Below is a simple function called job()
that performs several CuPy tasks in the GPU.
How do I instruct CuPy to run job()
a million times concurrently and thereafter aggregate their results?
The intent of my question is to understand how to submit multiple concurrent jobs to one GPU via CuPy.
Test Script
import numpy as np
import cupy as cp
def job( nsamples ):
# Do some CuPy tasks in GPU
d_a = cp.random.randn( nsamples )
d_b = cp.random.randint( -3, high=3, size=nsamples )
d_result = ( d_a + d_b )
d_hist, _ = cp.histogram( d_result, bins=cp.array([-3,-2,-1,0,1,2,3,4]) )
std = cp.std( d_hist )
return std
# Perform 1 job in GPU
nsamples = 10 #can be as large as tens to hundreds of thousands
std = job( nsamples, 0 )
print( 'std', std, type(std) )
Update:
# Create Cuda streams
d_streams = []
for i in range(0, 10):
d_streams.append( cp.cuda.stream.Stream( non_blocking=True ) )
# Perform Concurrent jobs via Cuda Stream.
results = []
for stream in d_streams:
with stream:
results.append( job( nsamples ) )
print( 'results', results, len(results), type(std) )

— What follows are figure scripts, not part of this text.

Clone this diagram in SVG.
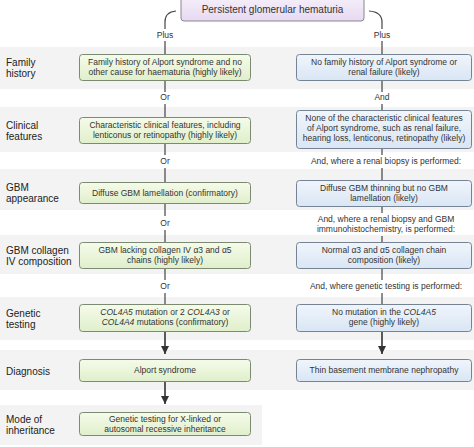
<svg xmlns="http://www.w3.org/2000/svg" width="474" height="447" viewBox="0 0 474 447">
<defs>
<linearGradient id="gG" x1="0" y1="0" x2="0" y2="1"><stop offset="0" stop-color="#f5fbea"/><stop offset="1" stop-color="#e0efcb"/></linearGradient>
<linearGradient id="gB" x1="0" y1="0" x2="0" y2="1"><stop offset="0" stop-color="#f0f5fc"/><stop offset="1" stop-color="#d9e6f4"/></linearGradient>
<linearGradient id="gP" x1="0" y1="0" x2="0" y2="1"><stop offset="0" stop-color="#f6f0fa"/><stop offset="1" stop-color="#e6d9f1"/></linearGradient>
<marker id="ah" viewBox="0 0 10 10" refX="10" refY="5" markerWidth="8" markerHeight="10" markerUnits="userSpaceOnUse" orient="auto"><path d="M0,0 L10,5 L0,10 Z" fill="#333"/></marker>
</defs>
<style>
.band{fill:#f3f3f3}
.g{fill:url(#gG);stroke:#7d8a72;stroke-width:1}
.b{fill:url(#gB);stroke:#758394;stroke-width:1}
.p{fill:url(#gP);stroke:#8a8490;stroke-width:1}
text{font-family:"Liberation Sans",Arial,Helvetica,sans-serif}
.t{font-size:8.5px;fill:#333;text-anchor:middle}
.tp{font-size:10px;fill:#333;text-anchor:middle}
.lab{font-size:10px;fill:#222}
.c{font-size:8.5px;fill:#333;text-anchor:middle}
.ln{fill:none;stroke:#444;stroke-width:1.2}
.ar{fill:none;stroke:#333;stroke-width:1.6}
i{font-style:italic}
.it{font-style:italic}
</style>
<rect width="474" height="447" fill="#fff"/>
<g id="bands">
<rect class="band" x="0" y="47" width="474" height="42"/>
<rect class="band" x="0" y="107" width="474" height="45"/>
<rect class="band" x="0" y="169" width="474" height="41"/>
<rect class="band" x="0" y="235" width="474" height="39"/>
<rect class="band" x="0" y="297" width="474" height="43"/>
<rect class="band" x="0" y="350" width="474" height="40"/>
<rect class="band" x="0" y="405" width="262" height="40"/>
</g>
<g id="row-labels">
<text class="lab" x="6" y="66">Family</text><text class="lab" x="6" y="77">history</text>
<text class="lab" x="6" y="129">Clinical</text><text class="lab" x="6" y="140">features</text>
<text class="lab" x="6" y="191">GBM</text><text class="lab" x="6" y="202">appearance</text>
<text class="lab" x="6" y="254">GBM collagen</text><text class="lab" x="6" y="265">IV composition</text>
<text class="lab" x="6" y="317">Genetic</text><text class="lab" x="6" y="328">testing</text>
<text class="lab" x="6" y="375">Diagnosis</text>
<text class="lab" x="6" y="423">Mode of</text><text class="lab" x="6" y="434">inheritance</text>
</g>
<g id="connectors">
<path class="ln" d="M176,11 Q165,12 165,22 L165,29 M165,41 L165,54"/>
<path class="ln" d="M369,11 Q382,12 382,22 L382,29 M382,41 L382,54"/>
<path class="ln" d="M165,80 V92 M165,104 V117 M165,143 V155 M165,168 V182 M165,203 V216 M165,230 V242 M165,268 V280 M165,293 V304"/>
<path class="ln" d="M382,80 V92 M382,104 V110 M382,149 V155 M382,168 V180 M382,206 V213 M382,236 V242 M382,269 V280 M382,293 V304"/>
<path class="ar" d="M165,332 V354" marker-end="url(#ah)"/>
<path class="ar" d="M382,332 V354" marker-end="url(#ah)"/>
<path class="ar" d="M165,381 V404" marker-end="url(#ah)"/>
<text class="c" x="165" y="38">Plus</text>
<text class="c" x="382" y="38">Plus</text>
<text class="c" x="165" y="100">Or</text>
<text class="c" x="382" y="100">And</text>
<text class="c" x="165" y="164">Or</text>
<text class="c" x="386" y="164">And, where a renal biopsy is performed:</text>
<text class="c" x="165" y="226">Or</text>
<text class="c" x="386" y="222">And, where a renal biopsy and GBM</text>
<text class="c" x="386" y="232">immunohistochemistry, is performed:</text>
<text class="c" x="165" y="289">Or</text>
<text class="c" x="386" y="289">And, where genetic testing is performed:</text>
</g>
<g id="start">
<rect class="p" x="181" y="-4" width="183" height="25" rx="3"/>
<text class="tp" x="272.5" y="13">Persistent glomerular hematuria</text>
</g>
<g id="L1"><rect class="g" x="79.5" y="54.5" width="171" height="26" rx="3"/>
<text class="t" x="165" y="65">Family history of Alport syndrome and no</text><text class="t" x="165" y="75">other cause for haematuria (highly likely)</text></g>
<g id="L2"><rect class="g" x="79.5" y="117.5" width="171" height="26" rx="3"/>
<text class="t" x="165" y="128">Characteristic clinical features, including</text><text class="t" x="165" y="138">lenticonus or retinopathy (highly likely)</text></g>
<g id="L3"><rect class="g" x="79.5" y="182.5" width="171" height="21" rx="3"/>
<text class="t" x="165" y="196">Diffuse GBM lamellation (confirmatory)</text></g>
<g id="L4"><rect class="g" x="79.5" y="242.5" width="171" height="26" rx="3"/>
<text class="t" x="165" y="253">GBM lacking collagen IV α3 and α5</text><text class="t" x="165" y="263">chains (highly likely)</text></g>
<g id="L5"><rect class="g" x="79.5" y="304.5" width="171" height="27" rx="3"/>
<text class="t" x="165" y="315"><tspan class="it">COL4A5</tspan> mutation or 2 <tspan class="it">COL4A3</tspan> or</text><text class="t" x="165" y="325"><tspan class="it">COL4A4</tspan> mutations (confirmatory)</text></g>
<g id="L6"><rect class="g" x="79.5" y="359.5" width="171" height="22" rx="3"/>
<text class="t" x="165" y="373">Alport syndrome</text></g>
<g id="L7"><rect class="g" x="79.5" y="412.5" width="171" height="23" rx="3"/>
<text class="t" x="165" y="422">Genetic testing for X-linked or</text><text class="t" x="165" y="432">autosomal recessive inheritance</text></g>
<g id="R1"><rect class="b" x="296.5" y="54.5" width="175" height="26" rx="3"/>
<text class="t" x="384" y="65">No family history of Alport syndrome or</text><text class="t" x="384" y="75">renal failure (likely)</text></g>
<g id="R2"><rect class="b" x="296.5" y="110.5" width="175" height="38" rx="3"/>
<text class="t" x="384" y="121">None of the characteristic clinical features</text><text class="t" x="384" y="131">of Alport syndrome, such as renal failure,</text><text class="t" x="384" y="141">hearing loss, lenticonus, retinopathy (likely)</text></g>
<g id="R3"><rect class="b" x="296.5" y="180.5" width="175" height="26" rx="3"/>
<text class="t" x="384" y="191">Diffuse GBM thinning but no GBM</text><text class="t" x="384" y="201">lamellation (likely)</text></g>
<g id="R4"><rect class="b" x="296.5" y="242.5" width="175" height="26" rx="3"/>
<text class="t" x="384" y="253">Normal α3 and α5 collagen chain</text><text class="t" x="384" y="263">composition (likely)</text></g>
<g id="R5"><rect class="b" x="296.5" y="304.5" width="175" height="27" rx="3"/>
<text class="t" x="384" y="315">No mutation in the <tspan class="it">COL4A5</tspan></text><text class="t" x="384" y="325">gene (highly likely)</text></g>
<g id="R6"><rect class="b" x="296.5" y="359.5" width="175" height="22" rx="3"/>
<text class="t" x="384" y="373">Thin basement membrane nephropathy</text></g>
</svg>
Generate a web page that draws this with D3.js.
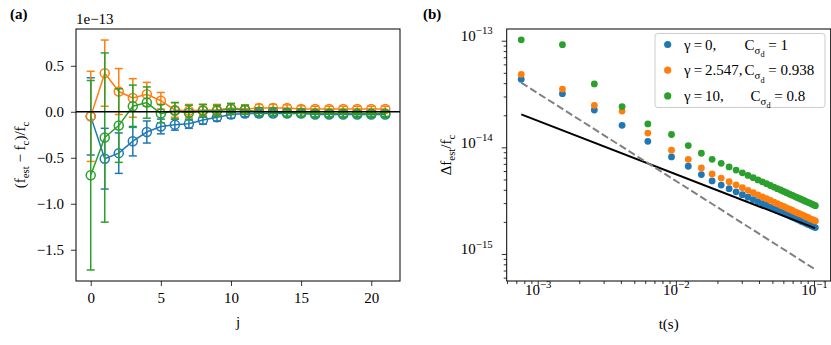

After reading this Nvidia developer blog on Cuda Stream, this CuPy issue on Support CUDA stream with stream memory pool and this SOF question on CuPy Concurrency, I have tried the above which seems to work. However, I don't know how to see whether the jobs are running concurrently or serially.
Questions:
How do I profile Cupy's execution of the jobs in the GPU to evaluate my script is doing what I want? Ans:
nvprof --print-gpu-trace python filename.py
Is there a limit on the number streams that I can issue (e.g. limited by some hardware) or is it "infinite"?